また、睡眠リズムの乱れも心の不調を招きやすく、不登校と密接に関連しています。心が疲れ切った状態では、学校に行く気力を持つこと自体が難しくなります。
多様性の拡大
価値観が多様化した現代では、「学校に行くことが当たり前」という見方が薄れつつあります。SNSやメディアで「無理して学校に行かなくていい」という意見が広く共有され、親や子どもの選択肢が増えたことは良い面もありますが、学校が合わないと感じたときに登校を続ける理由が見つけにくくなる側面もあります。

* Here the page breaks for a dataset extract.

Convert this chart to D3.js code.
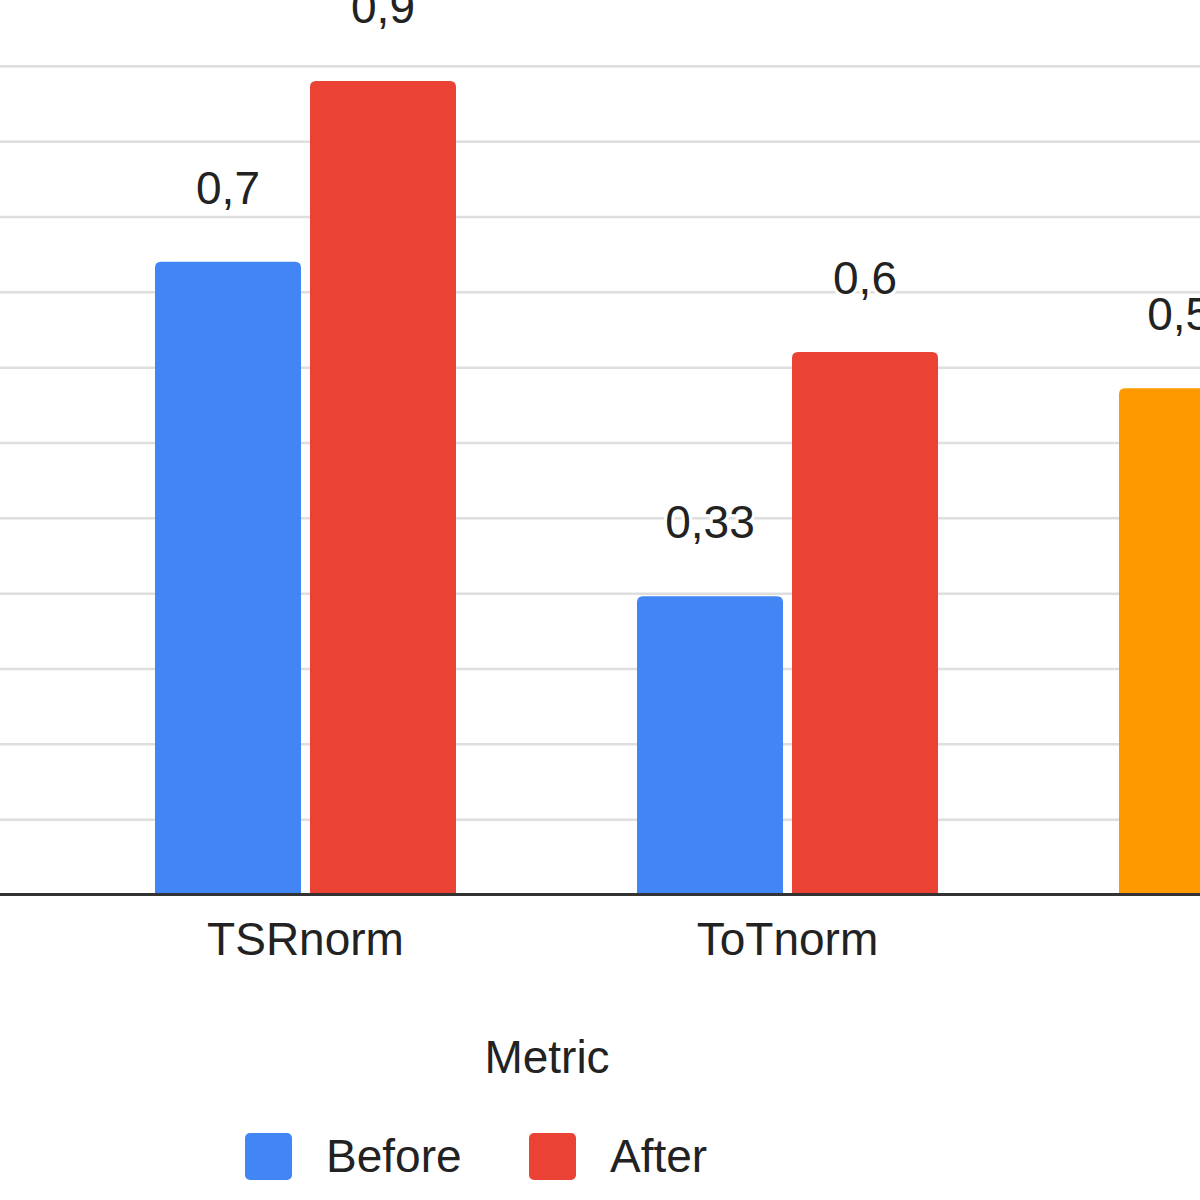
<!DOCTYPE html>
<html>
<head>
<meta charset="utf-8">
<script src="https://cdn.jsdelivr.net/npm/d3@7"></script>
<style>
  html, body { margin: 0; padding: 0; background: #fff; overflow: hidden; }
  svg { display: block; font-family: "Liberation Sans", Arial, sans-serif; }
</style>
</head>
<body>
<svg id="chart" width="1200" height="1200"></svg>
<script>
// ---- data ----
const categories = ["TSRnorm", "ToTnorm", "cat3"];
const categoryLabels = ["TSRnorm", "ToTnorm", ""]; // third label lies outside the visible crop
const seriesNames = ["Before", "After"];
const beforeValues = [0.7, 0.33, 0.56];
const afterValues = [0.9, 0.6, null];
const valueLabels = [["0,7", "0,9"], ["0,33", "0,6"], ["0,56", ""]];
const xAxisTitle = "Metric";

// ---- styles ----
const seriesColors = ["#4285F4", "#EA4335"];
const overrideColor = "#FF9900"; // third category "Before" bar
const textColor = "#222222";

const svg = d3.select("#chart");
const W = 1200;
const baseY = 894.5;

const y = d3.scaleLinear().domain([0, 1]).range([baseY, baseY - 904]);
const x0 = d3.scaleBand().domain(categories).range([64.5, 64.5 + 1446]).paddingInner(0.3755).paddingOuter(0.18776);
const x1 = d3.scaleBand().domain(seriesNames).range([0, x0.bandwidth()]).paddingInner(0.058);

// gridlines: major every 0.25 with 2 minor between
const gridValues = d3.range(1, 13).map(i => i * 0.25 / 3);
const gridAxis = d3.axisLeft(y).tickValues(gridValues).tickSize(-W * 2).tickFormat("");
const gg = svg.append("g").attr("transform", "translate(-10,0)").call(gridAxis);
gg.select(".domain").remove();
gg.selectAll(".tick line").attr("stroke", "#dedede").attr("stroke-width", 2.5);

// bars
const rows = categories.map((c, i) => ({
  cat: c,
  vals: [
    { s: "Before", v: beforeValues[i], label: valueLabels[i][0], color: i === 2 ? overrideColor : seriesColors[0] },
    { s: "After", v: afterValues[i], label: valueLabels[i][1], color: seriesColors[1] }
  ].filter(d => d.v != null)
}));

function topRounded(x, yTop, w, yBot, r) {
  return `M${x},${yBot} L${x},${yTop + r} Q${x},${yTop} ${x + r},${yTop} L${x + w - r},${yTop} Q${x + w},${yTop} ${x + w},${yTop + r} L${x + w},${yBot} Z`;
}

const groups = svg.append("g").selectAll("g").data(rows).join("g")
  .attr("transform", d => `translate(${x0(d.cat)},0)`);

groups.selectAll("path").data(d => d.vals).join("path")
  .attr("d", d => topRounded(x1(d.s), y(d.v), x1.bandwidth(), baseY, 6))
  .attr("fill", d => d.color);

groups.selectAll("text").data(d => d.vals).join("text")
  .attr("x", d => x1(d.s) + x1.bandwidth() / 2)
  .attr("y", d => y(d.v) - 58)
  .attr("text-anchor", "middle")
  .attr("font-size", 46)
  .attr("fill", textColor)
  .attr("stroke", "#fff").attr("stroke-width", 6).attr("paint-order", "stroke")
  .text(d => d.label);

// x axis (category labels)
const xAxis = d3.axisBottom(x0).tickSize(0).tickPadding(0)
  .tickFormat((d, i) => categoryLabels[i]);
const xg = svg.append("g").attr("transform", `translate(0,${baseY})`).call(xAxis);
xg.select(".domain").remove();
xg.selectAll(".tick text")
  .attr("dy", 0).attr("y", 60)
  .attr("font-size", 46).attr("fill", textColor)
  .attr("font-family", "Liberation Sans, Arial, sans-serif");
svg.append("line").attr("x1", 0).attr("x2", W).attr("y1", baseY).attr("y2", baseY)
  .attr("stroke", "#333").attr("stroke-width", 3);

// axis title
svg.append("text").attr("x", 547).attr("y", 1073).attr("text-anchor", "middle")
  .attr("font-size", 46).attr("fill", textColor).text(xAxisTitle);

// legend
const legend = svg.append("g").selectAll("g").data(seriesNames).join("g")
  .attr("transform", (d, i) => `translate(${245 + i * 284},1133)`);
legend.append("rect").attr("width", 47).attr("height", 47).attr("rx", 5)
  .attr("fill", (d, i) => seriesColors[i]);
legend.append("text").attr("x", 81).attr("y", 39).attr("font-size", 46)
  .attr("fill", textColor).text(d => d);
</script>
</body>
</html>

また、フリースクールやオンライン学習など、学校以外の学び方が普及したことで、従来の学校生活に馴染めない子どもが別の道を選びやすくなりました。多様性の拡大は決して悪いことではありませんが、環境が整っていないまま学校を離れてしまうと、孤立や生活リズムの乱れにつながる可能性もあるので注意が必要です。
不登校を解決するためには?

不登校を解決へ導くためには、子どもの気持ちを理解しながら、できることを1つずつ積み重ねていく姿勢が大切です。まずは「今つまずいている状態をどう支えていくか」という視点で考えるように意識しましょう。ここでは、不登校を解消するための手段をいくつか解説します。
原因を追及しすぎない
不登校が続くと「理由を知りたい」「原因をはっきりさせたい」と考える保護者は多いですが、無理に聞き出そうとすると、子どもに大きなストレスがかかってしまいます。
不登校の理由は、人間関係のつまずきや学習の遅れなど様々で、本人もうまく言語化できないことがあります。説明しにくい悩みを抱えている場合もあり、追及されることで混乱したり自己否定につながったりすることもあります。
まずは「原因を探ることよりも、安心して過ごせる状態を整える」ことを優先しましょう。子どもが「親は自分の味方だ」と感じられるよう寄り添う姿勢が、次の一歩につながります。
他者との関わりを持つ
不登校の状態が長引くと、家族以外との関わりが極端に減り、「人と話すのが不安」「外に出るのが怖い」と感じてしまう子どももいます。人間関係のつまずきがきっかけの場合、そのまま孤立が続くことで不安がさらに強まり、復帰のハードルが高くなることもあります。
まずは、無理のない範囲で専門家や相談機関、スクールカウンセラーなど、学校外の大人と関わる機会をつくることが大切です。話を聞いてもらうことで安心感が生まれ、徐々に他者とのコミュニケーションに慣れることができます。
学校以外の学びの場を活用する
学校に行きづらい状況が続いても、学びの機会を失わないようにしましょう。近年は、フリースクール・塾・オンライン学習・家庭教師など、子どもの状況に合わせて選べる学びの場が増えています。
特にフリースクールは、不登校の子どもが過ごしやすい環境づくりに力を入れており、学校長の承認があれば出席扱いになるケースもあります。「学校には行けないけれど、勉強は続けたい」「少しずつ外の世界とつながりたい」という子にとって、学校外の学びは大きな支えになります。
まとめ
不登校は、子どもが直面する心身の負担や環境の変化が積み重なった結果として起こるものであり、単純に原因を特定できるものではありません。大切なのは、子どもの状態を否定するのではなく、「今つらい状況にある」という事実をまず受け止めることです。
子どもは一人ひとり異なるペースで成長します。無理に学校へ戻すのではなく、その子に合った環境を整えながら、少しずつ未来への選択肢を広げていくことで、より健やかな自立を目指せるでしょう。